Scoping the Bristol City Council data platform

Today I attended the Supplier Engagement Session held by Bristol City Council (#databristol). The event consisted of a series of presentations discussing Bristol’s recent activities around publishing open data and their plans to procure a new open and shared data platform. The event was attended by a mixture of suppliers and also members of the local data community.

The session was intended to set out Bristol’s vision for open and shared data in the city, its commitment to building on its current foundations, and a desire to work with the local community to deliver impact for the city. I was really impressed with what I heard. Particularly how rights to reuse and publish data was becoming embedded into council procurements and the council’s plans to make the platform accessible for the collection and publication of data from local citizens and partner organisations.

The session was also an opportunity for the local community to provide input into the requirements for the platform. This included a short presentation on the findings of a small survey of local data users on their ideas for how the platform might be used.

The council also invited feedback and suggestions for how they should frame the procurement to best allow suppliers of all sizes to engage. Given the ambition and potential scope of the platform it seems likely to me that a consortium approach will be the most successful.

This post provides a slightly expanded version of the feedback I gave at the session.

The requirements

Bristol Council have a very broad set of requirements. They want to:

  • have a platform for publication and use of open data
  • have a platform to allow for the collection and use of shared data, both within the council and with partners
  • enable the publication of citizen collected open data to support community-led project
  • use the platform to publish its performance metrics and information
  • explore how such a platform can enable analytics and integration of both open and shared data, both within the council and by the community

This is just my brief summary, so apologies to the organisers if I’m missing essential elements.
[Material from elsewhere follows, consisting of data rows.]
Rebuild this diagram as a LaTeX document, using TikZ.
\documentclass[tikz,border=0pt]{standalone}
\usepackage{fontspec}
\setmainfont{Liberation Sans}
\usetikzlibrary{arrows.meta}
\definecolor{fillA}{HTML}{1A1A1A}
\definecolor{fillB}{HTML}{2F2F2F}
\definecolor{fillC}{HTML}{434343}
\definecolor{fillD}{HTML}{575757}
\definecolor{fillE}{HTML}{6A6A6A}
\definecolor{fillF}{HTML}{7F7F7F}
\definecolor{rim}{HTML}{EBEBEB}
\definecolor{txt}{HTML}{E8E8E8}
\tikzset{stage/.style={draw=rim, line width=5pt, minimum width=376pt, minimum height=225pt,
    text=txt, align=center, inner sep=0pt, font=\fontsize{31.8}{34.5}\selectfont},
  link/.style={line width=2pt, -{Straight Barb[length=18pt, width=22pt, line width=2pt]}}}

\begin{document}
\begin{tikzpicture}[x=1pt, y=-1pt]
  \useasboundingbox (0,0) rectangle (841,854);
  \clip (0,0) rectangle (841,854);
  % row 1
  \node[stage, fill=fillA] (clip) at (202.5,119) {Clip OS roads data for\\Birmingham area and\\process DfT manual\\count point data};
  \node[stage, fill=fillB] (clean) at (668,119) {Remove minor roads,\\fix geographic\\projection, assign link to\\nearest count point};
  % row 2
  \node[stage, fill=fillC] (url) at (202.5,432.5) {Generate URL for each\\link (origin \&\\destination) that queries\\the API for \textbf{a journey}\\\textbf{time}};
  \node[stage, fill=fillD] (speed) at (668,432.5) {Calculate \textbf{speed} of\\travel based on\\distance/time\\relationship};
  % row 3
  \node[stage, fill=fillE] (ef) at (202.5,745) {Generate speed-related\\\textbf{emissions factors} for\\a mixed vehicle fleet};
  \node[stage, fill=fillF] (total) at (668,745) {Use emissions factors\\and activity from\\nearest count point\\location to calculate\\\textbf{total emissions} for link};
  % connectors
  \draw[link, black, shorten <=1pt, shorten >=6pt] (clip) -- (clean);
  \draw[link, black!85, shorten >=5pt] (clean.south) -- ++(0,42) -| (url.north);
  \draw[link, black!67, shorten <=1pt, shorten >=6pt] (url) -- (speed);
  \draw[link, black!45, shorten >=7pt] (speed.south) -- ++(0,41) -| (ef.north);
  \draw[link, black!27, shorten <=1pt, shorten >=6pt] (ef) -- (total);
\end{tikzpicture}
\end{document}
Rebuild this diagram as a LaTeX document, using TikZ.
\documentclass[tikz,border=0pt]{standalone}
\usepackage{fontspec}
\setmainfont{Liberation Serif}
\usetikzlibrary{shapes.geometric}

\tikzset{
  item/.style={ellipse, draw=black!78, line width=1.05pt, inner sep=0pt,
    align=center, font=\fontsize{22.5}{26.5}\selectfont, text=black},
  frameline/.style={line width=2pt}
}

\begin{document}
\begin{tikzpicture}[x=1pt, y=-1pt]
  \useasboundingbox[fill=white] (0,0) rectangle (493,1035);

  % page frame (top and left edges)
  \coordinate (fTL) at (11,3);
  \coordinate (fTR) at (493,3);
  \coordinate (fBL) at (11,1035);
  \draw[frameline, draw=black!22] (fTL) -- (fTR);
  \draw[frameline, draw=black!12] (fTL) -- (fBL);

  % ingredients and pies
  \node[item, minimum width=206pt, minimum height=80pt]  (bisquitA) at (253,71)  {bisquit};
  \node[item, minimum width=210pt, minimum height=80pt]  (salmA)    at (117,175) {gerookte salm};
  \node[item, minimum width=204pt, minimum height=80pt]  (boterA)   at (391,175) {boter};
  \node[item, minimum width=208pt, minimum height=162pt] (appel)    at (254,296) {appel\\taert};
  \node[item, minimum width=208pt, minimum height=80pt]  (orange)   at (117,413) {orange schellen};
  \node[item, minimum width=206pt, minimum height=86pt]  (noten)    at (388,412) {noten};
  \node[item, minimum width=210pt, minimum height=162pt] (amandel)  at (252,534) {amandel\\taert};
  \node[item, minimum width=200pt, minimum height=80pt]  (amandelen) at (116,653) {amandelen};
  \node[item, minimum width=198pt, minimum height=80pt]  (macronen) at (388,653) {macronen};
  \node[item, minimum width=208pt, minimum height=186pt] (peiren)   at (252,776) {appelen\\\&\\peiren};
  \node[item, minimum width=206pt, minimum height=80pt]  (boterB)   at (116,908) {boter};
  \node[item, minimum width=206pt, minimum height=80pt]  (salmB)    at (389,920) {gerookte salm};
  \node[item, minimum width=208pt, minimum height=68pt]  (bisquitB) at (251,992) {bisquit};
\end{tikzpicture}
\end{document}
Don’t take this as a definitive list! As you can see this is an ambitious plan and one that will need some careful specification and design.
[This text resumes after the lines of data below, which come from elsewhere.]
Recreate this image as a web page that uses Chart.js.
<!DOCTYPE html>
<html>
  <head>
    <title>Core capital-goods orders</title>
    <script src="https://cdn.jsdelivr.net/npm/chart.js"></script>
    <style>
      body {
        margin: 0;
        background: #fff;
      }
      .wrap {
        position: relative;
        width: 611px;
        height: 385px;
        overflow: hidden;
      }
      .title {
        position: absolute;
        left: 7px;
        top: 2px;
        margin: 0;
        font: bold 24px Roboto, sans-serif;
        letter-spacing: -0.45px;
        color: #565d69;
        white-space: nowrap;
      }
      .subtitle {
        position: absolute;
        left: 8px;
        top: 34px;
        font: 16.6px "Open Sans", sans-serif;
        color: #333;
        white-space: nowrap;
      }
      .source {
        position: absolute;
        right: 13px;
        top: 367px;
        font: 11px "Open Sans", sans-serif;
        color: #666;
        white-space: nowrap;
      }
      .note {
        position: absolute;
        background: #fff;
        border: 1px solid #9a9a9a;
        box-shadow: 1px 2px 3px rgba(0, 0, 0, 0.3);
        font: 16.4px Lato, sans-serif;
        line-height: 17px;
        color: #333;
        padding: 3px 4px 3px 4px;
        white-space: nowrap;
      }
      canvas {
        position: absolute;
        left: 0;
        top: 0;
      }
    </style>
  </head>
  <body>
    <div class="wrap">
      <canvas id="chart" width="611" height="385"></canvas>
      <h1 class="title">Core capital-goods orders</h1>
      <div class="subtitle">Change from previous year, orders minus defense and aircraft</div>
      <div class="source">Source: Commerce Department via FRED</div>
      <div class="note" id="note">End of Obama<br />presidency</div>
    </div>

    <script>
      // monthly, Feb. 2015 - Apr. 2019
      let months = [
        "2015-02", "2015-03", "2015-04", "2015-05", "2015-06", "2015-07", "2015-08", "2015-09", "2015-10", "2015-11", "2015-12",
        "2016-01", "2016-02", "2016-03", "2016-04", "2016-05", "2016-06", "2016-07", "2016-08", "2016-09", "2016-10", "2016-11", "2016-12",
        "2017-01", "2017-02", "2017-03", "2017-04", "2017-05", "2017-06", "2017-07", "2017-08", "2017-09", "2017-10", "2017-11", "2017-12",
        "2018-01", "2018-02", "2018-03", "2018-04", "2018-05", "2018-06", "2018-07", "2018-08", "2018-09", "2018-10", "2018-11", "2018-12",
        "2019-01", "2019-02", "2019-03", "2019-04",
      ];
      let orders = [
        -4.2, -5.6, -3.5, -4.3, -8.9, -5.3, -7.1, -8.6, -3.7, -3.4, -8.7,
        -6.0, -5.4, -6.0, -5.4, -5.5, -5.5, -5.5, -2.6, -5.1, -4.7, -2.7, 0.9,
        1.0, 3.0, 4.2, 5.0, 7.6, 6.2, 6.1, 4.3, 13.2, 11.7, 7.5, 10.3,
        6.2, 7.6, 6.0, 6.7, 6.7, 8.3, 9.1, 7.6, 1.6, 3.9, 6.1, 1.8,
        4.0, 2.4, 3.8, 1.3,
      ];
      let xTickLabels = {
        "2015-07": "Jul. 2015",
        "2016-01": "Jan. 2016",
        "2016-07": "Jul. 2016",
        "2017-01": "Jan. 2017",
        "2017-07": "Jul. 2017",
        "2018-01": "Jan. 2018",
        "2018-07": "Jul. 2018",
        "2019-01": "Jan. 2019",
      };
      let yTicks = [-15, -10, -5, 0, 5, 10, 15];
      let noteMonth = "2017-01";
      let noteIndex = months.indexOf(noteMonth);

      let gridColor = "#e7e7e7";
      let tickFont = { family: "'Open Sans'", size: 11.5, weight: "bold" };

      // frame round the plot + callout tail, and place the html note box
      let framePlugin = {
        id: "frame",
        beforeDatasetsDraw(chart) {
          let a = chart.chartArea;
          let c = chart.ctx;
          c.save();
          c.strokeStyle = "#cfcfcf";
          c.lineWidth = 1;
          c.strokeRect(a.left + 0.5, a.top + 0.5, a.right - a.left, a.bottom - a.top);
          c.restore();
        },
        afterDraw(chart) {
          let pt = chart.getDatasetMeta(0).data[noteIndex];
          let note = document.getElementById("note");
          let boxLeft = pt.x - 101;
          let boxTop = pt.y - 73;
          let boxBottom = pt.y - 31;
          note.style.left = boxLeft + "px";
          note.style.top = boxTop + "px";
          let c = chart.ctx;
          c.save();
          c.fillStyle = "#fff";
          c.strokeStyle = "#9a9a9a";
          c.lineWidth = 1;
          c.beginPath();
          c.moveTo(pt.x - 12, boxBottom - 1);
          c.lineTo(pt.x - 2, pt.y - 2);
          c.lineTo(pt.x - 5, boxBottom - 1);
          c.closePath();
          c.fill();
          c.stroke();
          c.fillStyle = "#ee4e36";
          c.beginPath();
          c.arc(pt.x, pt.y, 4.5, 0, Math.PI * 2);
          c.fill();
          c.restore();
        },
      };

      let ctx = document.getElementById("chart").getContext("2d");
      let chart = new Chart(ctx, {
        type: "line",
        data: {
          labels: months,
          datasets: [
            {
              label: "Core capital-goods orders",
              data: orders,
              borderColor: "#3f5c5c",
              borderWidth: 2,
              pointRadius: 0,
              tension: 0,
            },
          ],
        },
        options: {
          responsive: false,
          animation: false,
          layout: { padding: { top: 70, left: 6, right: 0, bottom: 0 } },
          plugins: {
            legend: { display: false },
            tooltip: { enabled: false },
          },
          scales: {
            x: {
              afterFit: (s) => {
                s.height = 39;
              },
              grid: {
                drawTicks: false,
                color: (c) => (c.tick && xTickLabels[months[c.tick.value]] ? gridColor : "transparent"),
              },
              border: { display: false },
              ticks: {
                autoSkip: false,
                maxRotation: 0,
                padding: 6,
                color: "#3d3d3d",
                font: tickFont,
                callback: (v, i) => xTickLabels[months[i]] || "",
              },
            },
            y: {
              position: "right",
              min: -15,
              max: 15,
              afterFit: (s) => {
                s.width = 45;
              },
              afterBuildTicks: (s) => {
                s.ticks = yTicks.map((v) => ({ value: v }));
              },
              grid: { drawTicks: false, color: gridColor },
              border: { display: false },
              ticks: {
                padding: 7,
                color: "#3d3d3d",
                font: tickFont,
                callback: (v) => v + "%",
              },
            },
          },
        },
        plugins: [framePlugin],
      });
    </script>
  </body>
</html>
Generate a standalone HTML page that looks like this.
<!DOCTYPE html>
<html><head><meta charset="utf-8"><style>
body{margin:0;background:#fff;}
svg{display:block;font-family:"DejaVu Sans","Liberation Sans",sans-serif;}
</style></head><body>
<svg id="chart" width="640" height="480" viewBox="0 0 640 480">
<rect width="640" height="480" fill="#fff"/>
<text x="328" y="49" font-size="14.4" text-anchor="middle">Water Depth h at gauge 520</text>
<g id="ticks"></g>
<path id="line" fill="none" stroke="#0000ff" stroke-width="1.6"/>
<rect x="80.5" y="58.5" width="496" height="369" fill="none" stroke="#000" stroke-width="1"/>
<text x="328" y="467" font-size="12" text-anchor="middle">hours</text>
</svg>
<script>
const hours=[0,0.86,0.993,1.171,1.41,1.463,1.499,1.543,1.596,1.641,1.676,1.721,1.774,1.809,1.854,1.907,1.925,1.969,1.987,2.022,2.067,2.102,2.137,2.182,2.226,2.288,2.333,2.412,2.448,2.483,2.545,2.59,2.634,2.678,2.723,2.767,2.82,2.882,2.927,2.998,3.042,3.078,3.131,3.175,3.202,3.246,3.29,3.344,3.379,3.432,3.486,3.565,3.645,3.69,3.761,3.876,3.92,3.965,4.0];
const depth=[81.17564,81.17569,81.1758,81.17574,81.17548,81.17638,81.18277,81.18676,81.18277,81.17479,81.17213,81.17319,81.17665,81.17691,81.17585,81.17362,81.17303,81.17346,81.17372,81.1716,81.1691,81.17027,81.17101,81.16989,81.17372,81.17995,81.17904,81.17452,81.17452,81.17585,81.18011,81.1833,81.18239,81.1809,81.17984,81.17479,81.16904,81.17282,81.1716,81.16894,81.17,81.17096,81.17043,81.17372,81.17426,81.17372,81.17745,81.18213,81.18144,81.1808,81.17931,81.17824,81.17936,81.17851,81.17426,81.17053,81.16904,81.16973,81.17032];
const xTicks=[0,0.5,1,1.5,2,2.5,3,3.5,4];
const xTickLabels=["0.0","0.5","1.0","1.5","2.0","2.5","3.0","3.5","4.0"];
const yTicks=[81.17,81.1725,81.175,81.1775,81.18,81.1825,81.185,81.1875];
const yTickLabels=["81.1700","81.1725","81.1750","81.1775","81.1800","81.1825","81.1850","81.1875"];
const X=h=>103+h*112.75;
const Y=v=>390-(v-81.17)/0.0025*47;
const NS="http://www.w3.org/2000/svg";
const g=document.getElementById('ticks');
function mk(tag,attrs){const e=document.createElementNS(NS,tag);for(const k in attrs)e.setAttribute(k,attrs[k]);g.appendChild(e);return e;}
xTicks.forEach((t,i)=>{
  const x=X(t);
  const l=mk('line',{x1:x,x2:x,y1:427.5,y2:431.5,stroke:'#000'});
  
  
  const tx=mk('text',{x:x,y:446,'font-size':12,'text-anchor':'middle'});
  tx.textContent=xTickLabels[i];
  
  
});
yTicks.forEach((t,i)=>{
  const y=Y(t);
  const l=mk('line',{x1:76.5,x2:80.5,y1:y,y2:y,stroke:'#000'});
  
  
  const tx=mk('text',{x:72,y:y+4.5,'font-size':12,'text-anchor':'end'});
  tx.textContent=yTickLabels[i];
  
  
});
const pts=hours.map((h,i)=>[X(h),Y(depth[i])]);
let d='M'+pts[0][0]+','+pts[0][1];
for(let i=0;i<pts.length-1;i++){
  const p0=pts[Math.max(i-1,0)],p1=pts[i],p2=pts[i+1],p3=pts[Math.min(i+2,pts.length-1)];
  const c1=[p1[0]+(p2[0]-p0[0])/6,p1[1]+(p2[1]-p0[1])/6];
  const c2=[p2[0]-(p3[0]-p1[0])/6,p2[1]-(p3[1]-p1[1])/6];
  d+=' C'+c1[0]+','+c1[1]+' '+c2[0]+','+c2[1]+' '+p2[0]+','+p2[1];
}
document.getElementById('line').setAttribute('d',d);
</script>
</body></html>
There is a risk that this could turn into a very large IT project producing a complex, monolithic platform. I believe that the council also recognise this as a potential risk, hence the request for feedback on how best to approach the procurement. The presentations and Q&A made it clear that the council were setting out a vision to work towards and not a feature list that had to be delivered on day one.

A suggested scoping approach

My personal view is that the procurement ought to be broken down into smaller elements with some well-defined boundaries. This will give more opportunity for SMEs to collaborate to bid for the whole project, allowing each to play to their strengths.

One useful breakdown would be to think of the platform as different components:

  • Publishing – the ability to publish and store datasets with supporting metadata and documentation. The datasets might be tabular, geographic, or a real-time stream. The publishing component could include workflow and curation elements, e.g. tools for checking quality and validity of data. Or those could be ruled as out of scope, restricting the publishing aspect to administration tools and interfaces.
  • Discovery – a catalog or similar tool that supports re-users in finding and accessing data. This is a well-understood piece: a data portal that provides a directory and search interface over the dataset metadata and, optionally, their contents.
  • Reuse – tools and interfaces to support the consumption of the data, e.g. as downloads, APIs, graphs, etc. This is the most complex element as there are many, many ways in which data might be reused.

These would be underpinned by some form of access control that could be used to restrict access to the shared data and appropriate administrative functions.

My feeling is that the first two elements are relatively easily defined and scoped. There are existing products and tools that provide a range of functionality here, even if there’s still scope for innovation.

The reuse aspects are more complex as the requirements vary considerably depending on:

  • who is consuming the data: developers, citizens, analysts, etc. The council will need to be clear about who their primary users are, so that features can be prioritised accordingly.
  • how they wish to consume the data, e.g. analytics tools, workflows, visualisation tools, etc.
  • and how much of the reuse happens in the platform and how much is handled by separate tools

As I’ve written before, depending on your perspective, existing data portals might be under-serving your needs.

The council made it clear that they understood that the future will continue to bring ever greater volumes and richness of data and that their platform needed to be designed for that future. I would suggest that its also important to recognise that the ways in which people are reusing data is also rapidly evolving.

We still have a long way to go to improve access and use of data. We’re still at the start of really exploring what using data on the web means. And there are an increasing variety of ways in which data is being use and processed.

With this in mind, when it comes to specifying the reuse aspects of the platform, I’d recommend focusing on the minimal viable product: some basic visualisation and story telling tools and a rich set of APIs to enable a variety of other tools and services to interact with the data.

This will allow the council to continue experiment with its data infrastructure and benefit from ongoing innovations around Big Data, data on the web, etc.